Loooong time paaassing..."

:D
 
It is interesting but not surprising how Kumbaya got transformed. Whatever the original song or word was about, the song became identified as a ubiquitous campfire song--white kids singing an African song as if the song alone will create identification and racial harmony. A pretty patronizing idea. No real work is needed, just sing the song and we're all brothers and sisters. ...

I learned and taught a Mau-Mau song around a couple of campfires, myself. To me "Kumbaya" is a pretty thin and meaningless musical object, certainly not worth championing. I never understood why anyone ever wanted to sing it for any reason. Your cynical description is as good as any other reason, consequently, for me, but it's a bit insulting, so I don't suppose anyone will ever tell you, "Oh, yes! That's exactly why we sung that!"

More to the point, up here, might have been "Mon Ami Pierrot" or something. "Auprès de ma Blonde." This was perhaps the whitest state in the Union in 1968. The town I grew up in, which I'll call Waterford, the only non-whites would have been native Americans working at the plant.
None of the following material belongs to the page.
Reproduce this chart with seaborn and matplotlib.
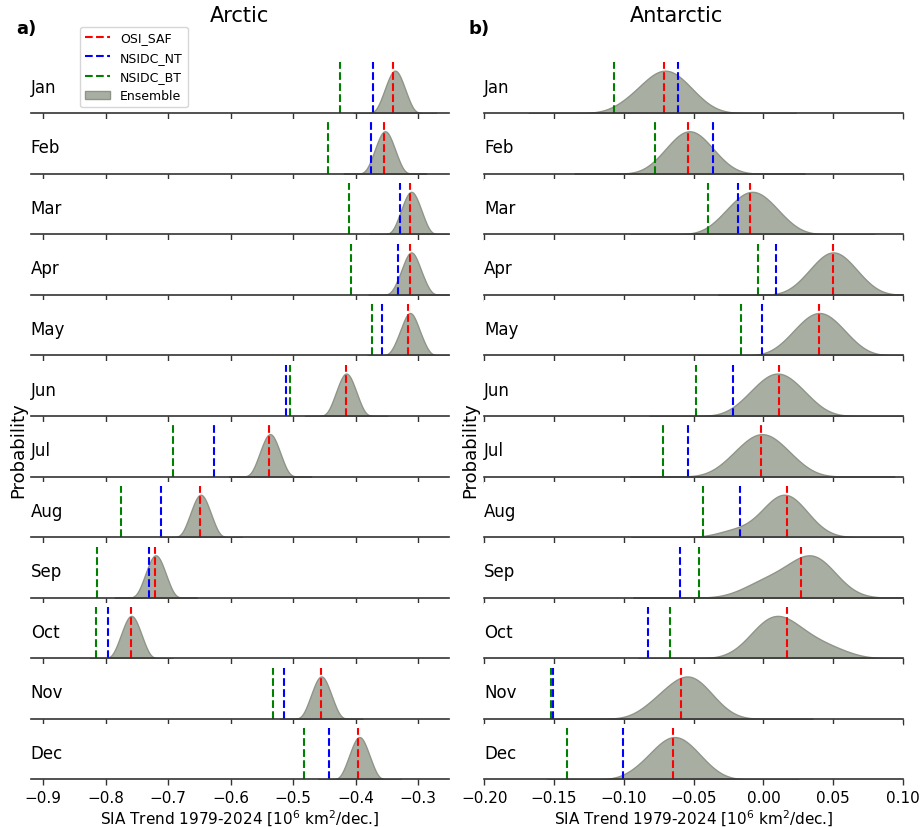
import matplotlib
matplotlib.use("Agg")
import numpy as np
import pandas as pd
import matplotlib.pyplot as plt
from matplotlib.lines import Line2D
from matplotlib.patches import Patch
import seaborn as sns

# ---------------------------------------------------------------------------
# Data: monthly sea-ice-area trends 1979-2024 [10^6 km^2 / decade]
# ---------------------------------------------------------------------------
months = ["Jan", "Feb", "Mar", "Apr", "May", "Jun",
          "Jul", "Aug", "Sep", "Oct", "Nov", "Dec"]

arctic_osi_saf = [-0.341, -0.354, -0.313, -0.313, -0.317, -0.416,
                  -0.538, -0.649, -0.721, -0.760, -0.456, -0.397]
arctic_nsidc_nt = [-0.372, -0.376, -0.329, -0.332, -0.358, -0.512,
                   -0.627, -0.712, -0.730, -0.796, -0.514, -0.442]
arctic_nsidc_bt = [-0.425, -0.444, -0.410, -0.407, -0.374, -0.505,
                   -0.692, -0.775, -0.814, -0.815, -0.532, -0.482]

antarctic_osi_saf = [-0.071, -0.054, -0.010, 0.050, 0.040, 0.011,
                     -0.002, 0.017, 0.027, 0.017, -0.059, -0.065]
antarctic_nsidc_nt = [-0.061, -0.036, -0.018, 0.009, -0.001, -0.022,
                      -0.054, -0.017, -0.060, -0.083, -0.151, -0.101]
antarctic_nsidc_bt = [-0.107, -0.078, -0.040, -0.004, -0.016, -0.048,
                      -0.072, -0.043, -0.046, -0.067, -0.152, -0.141]

# Ensemble members, one row per month
arctic_ensemble = [
    [-0.357, -0.350, -0.345, -0.342, -0.339, -0.335, -0.332, -0.329, -0.324, -0.317],
    [-0.373, -0.366, -0.361, -0.358, -0.355, -0.351, -0.348, -0.345, -0.340, -0.333],
    [-0.331, -0.324, -0.319, -0.316, -0.313, -0.309, -0.306, -0.303, -0.298, -0.291],
    [-0.332, -0.324, -0.319, -0.316, -0.313, -0.309, -0.306, -0.303, -0.298, -0.290],
    [-0.334, -0.326, -0.321, -0.318, -0.315, -0.311, -0.308, -0.305, -0.300, -0.292],
    [-0.435, -0.428, -0.423, -0.420, -0.417, -0.413, -0.410, -0.407, -0.402, -0.395],
    [-0.557, -0.550, -0.545, -0.542, -0.539, -0.535, -0.532, -0.529, -0.524, -0.517],
    [-0.668, -0.661, -0.656, -0.653, -0.650, -0.646, -0.643, -0.640, -0.635, -0.628],
    [-0.740, -0.733, -0.728, -0.725, -0.722, -0.718, -0.715, -0.712, -0.707, -0.700],
    [-0.779, -0.772, -0.767, -0.764, -0.761, -0.757, -0.754, -0.751, -0.746, -0.739],
    [-0.475, -0.468, -0.463, -0.460, -0.457, -0.453, -0.450, -0.447, -0.442, -0.435],
    [-0.414, -0.407, -0.402, -0.399, -0.396, -0.392, -0.389, -0.386, -0.381, -0.374],
]
antarctic_ensemble = [
    [-0.097, -0.086, -0.081, -0.076, -0.073, -0.069, -0.066, -0.061, -0.057, -0.048],
    [-0.074, -0.066, -0.061, -0.058, -0.055, -0.051, -0.048, -0.045, -0.040, -0.032],
    [-0.030, -0.022, -0.017, -0.013, -0.010, -0.006, -0.003, 0.001, 0.006, 0.014],
    [0.029, 0.037, 0.042, 0.045, 0.048, 0.052, 0.055, 0.058, 0.063, 0.071],
    [0.018, 0.026, 0.031, 0.035, 0.038, 0.042, 0.045, 0.049, 0.054, 0.062],
    [-0.013, -0.005, 0.001, 0.005, 0.008, 0.012, 0.015, 0.020, 0.025, 0.033],
    [-0.025, -0.016, -0.011, -0.006, -0.003, 0.001, 0.004, 0.009, 0.014, 0.023],
    [-0.022, -0.003, 0.004, 0.008, 0.011, 0.014, 0.016, 0.019, 0.022, 0.026, 0.033],
    [-0.008, 0.003, 0.011, 0.020, 0.027, 0.031, 0.034, 0.036, 0.039, 0.043, 0.049],
    [-0.007, -0.002, 0.002, 0.005, 0.008, 0.011, 0.014, 0.018, 0.023, 0.030, 0.039, 0.052],
    [-0.081, -0.072, -0.066, -0.061, -0.057, -0.054, -0.050, -0.047, -0.043, -0.034],
    [-0.088, -0.078, -0.073, -0.069, -0.066, -0.062, -0.059, -0.055, -0.050, -0.042],
]

arctic_ticks = [-0.9, -0.8, -0.7, -0.6, -0.5, -0.4, -0.3]
antarctic_ticks = [-0.20, -0.15, -0.10, -0.05, 0.00, 0.05, 0.10]

# ---------------------------------------------------------------------------
# Styling
# ---------------------------------------------------------------------------
sns.set_theme(style="ticks")
plt.rcParams["font.family"] = ["DejaVu Sans"]
plt.rcParams.update({"text.color": "black", "axes.labelcolor": "black",
                     "xtick.color": "black", "ytick.color": "black"})

ENS_FACE = "#a9aea3"
ENS_EDGE = "#8e9588"
SOURCE_COLORS = {"OSI_SAF": "red", "NSIDC_NT": "blue", "NSIDC_BT": "green"}
PEAK_FRAC = 0.77    # height of each density peak inside its row
LINE_FRAC = 0.93    # top of the dashed reference lines


def long_table(ensemble):
    rows = []
    for m, members in zip(months, ensemble):
        for v in members:
            rows.append({"month": m, "trend": v})
    return pd.DataFrame(rows)


panels = [
    dict(title="Arctic", ens=long_table(arctic_ensemble), bw=1.0,
         osi=arctic_osi_saf, nt=arctic_nsidc_nt, bt=arctic_nsidc_bt,
         xlim=(-0.92, -0.25), ticks=arctic_ticks, fmt="{:.1f}", ylab_x=-0.009),
    dict(title="Antarctic", ens=long_table(antarctic_ensemble), bw=1.3,
         osi=antarctic_osi_saf, nt=antarctic_nsidc_nt, bt=antarctic_nsidc_bt,
         xlim=(-0.20, 0.10), ticks=antarctic_ticks, fmt="{:.2f}", ylab_x=-0.012),
]

fig, axes = plt.subplots(12, 2, figsize=(9.21, 8.28), dpi=100)
fig.subplots_adjust(left=0.0333, right=0.9805, top=0.9287, bottom=0.0574,
                    hspace=0.1, wspace=0.0835)

for col, p in enumerate(panels):
    for row, month in enumerate(months):
        ax = axes[row, col]
        sub = p["ens"][p["ens"]["month"] == month]
        sns.kdeplot(data=sub, x="trend", ax=ax, fill=True, bw_adjust=p["bw"],
                    cut=6, gridsize=400,
                    facecolor=ENS_FACE, edgecolor=ENS_EDGE, linewidth=1.0)
        peak = ax.dataLim.y1
        ax.set_ylim(0, peak / PEAK_FRAC)

        for name, vals in (("OSI_SAF", p["osi"]), ("NSIDC_NT", p["nt"]),
                           ("NSIDC_BT", p["bt"])):
            ax.axvline(vals[row], ymin=0, ymax=LINE_FRAC,
                       color=SOURCE_COLORS[name], linestyle="--", linewidth=1.5)

        ax.set_xlim(*p["xlim"])
        ax.set_xticks(p["ticks"])
        ax.set_yticks([])
        ax.set_ylabel("")
        ax.set_xlabel("")
        for side in ("left", "top", "right"):
            ax.spines[side].set_visible(False)
        ax.spines["bottom"].set_color("#333333")
        ax.spines["bottom"].set_linewidth(1.2)
        ax.tick_params(axis="x", direction="out", length=4, width=1,
                       color="#333333", labelsize=11, labelcolor="black")
        ax.text(0.0, 0.48, month, transform=ax.transAxes, ha="left",
                va="center", fontsize=12, color="black")
        if row < 11:
            ax.tick_params(labelbottom=False)
        else:
            ax.set_xticklabels([p["fmt"].format(t).replace("-", "\u2212")
                                for t in p["ticks"]])
            ax.set_xlabel("SIA Trend 1979-2024 [10$^6$ km$^2$/dec.]",
                          fontsize=11, labelpad=2, color="black")
        if row == 6:
            ax.set_ylabel("Probability", fontsize=13, color="black")
            ax.yaxis.set_label_coords(p["ylab_x"], 0.5)

fig.text(0.2604, 1 - 15.5 / 828, "Arctic", ha="center", va="center",
         fontsize=15, color="black")
fig.text(676.5 / 921, 1 - 15.5 / 828, "Antarctic", ha="center", va="center",
         fontsize=15, color="black")
fig.text(16.5 / 921, 1 - 34.5 / 828, "a)", ha="left", va="baseline",
         fontsize=13, fontweight="bold", color="black")
fig.text(468 / 921, 1 - 34.5 / 828, "b)", ha="left", va="baseline",
         fontsize=13, fontweight="bold", color="black")

handles = [Line2D([], [], color=SOURCE_COLORS[k], linestyle="--", linewidth=1.5)
           for k in ("OSI_SAF", "NSIDC_NT", "NSIDC_BT")]
handles.append(Patch(facecolor=ENS_FACE, edgecolor=ENS_EDGE, linewidth=1.0))
leg = fig.legend(handles, ["OSI_SAF", "NSIDC_NT", "NSIDC_BT", "Ensemble"],
                 loc="upper left", bbox_to_anchor=(80 / 921, 1 - 27.5 / 828),
                 fontsize=9, frameon=True, framealpha=0.8, edgecolor="0.8",
                 fancybox=True, borderaxespad=0)
for t in leg.get_texts():
    t.set_color("black")

fig.savefig("out.png", dpi=100)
Our KKK spent all their time hating the French and Irish.

Whatever the reason for this bizarre development, the word now denigrates the thing that most people think 'pacifism' means. People who hold grudges can't get real pacifism anyway; so, 'kumbaya' in the current pop-culture sense puts down a straw man. I can't spend much time championing a straw man tonight, either. Have a fine, cynic's evening.
 
'kumbaya' in the current pop-culture sense puts down a straw man.
Absolutely. My point was simply that I understood how it came to be that. If the song is sung around every campfire, and that's how most people know it, as the song they sung at camp-whatever, and not as something sung by, say protest marchers getting beaten up by police, then it's easy to turn it into a straw man, even if that isn't what it was originally.
 
Absolutely. My point was simply that I understood how it came to be that. If the song is sung around every campfire, and that's how most people know it, as the song they sung at camp-whatever, and not as something sung by, say protest marchers getting beaten up by police, then it's easy to turn it into a straw man, even if that isn't what it was originally.

Oh. Well, my point was opposite in two ways.

First, I assumed you meant, and also I assume the pop-culture references also meant, the protest singings of the song. I think the path is: hippie to protester to liberal, and I think the politicos use it to sneer at liberals and this fellow is reaching back to hippie for his put-down, but the sneer applies, as the word is used now, anywhere along the cline, with reference to fifty years ago.

So I am undistracted by campfires. As I say, I knew a man from Kenya and he taught me an actual Mau-Mau song, in Agikuyu. That's the one I sang and taught at campfires, because it is about a popular solidarity and because it is an interesting artifact.

The straw man I mean is the idea of brotherhood and pacifism generally, which is always straw from the point of view of those who hold grudges, those who appoint enemies for themselves, those who can't forgive. Such people don't have an idea in the world what pacifism means, or brotherhood either. So they make something up in their heads.

Jesus generally forces them to think about it, in this country. His stuff about forgiving seventy and seven times, turning the other cheek, giving him your cloak also-- you know, generally loving those who hate and revile you-- is utterly incomprehensible to such people. But, hey, it's Jesus! It has to be important somehow. Makes them squirm and invent this straw man, the Pacifist-through-the-prism. Brotherhood is ludicrous if you still have enemies, so they sneer at it, but it isn't worth defending, because it isn't real.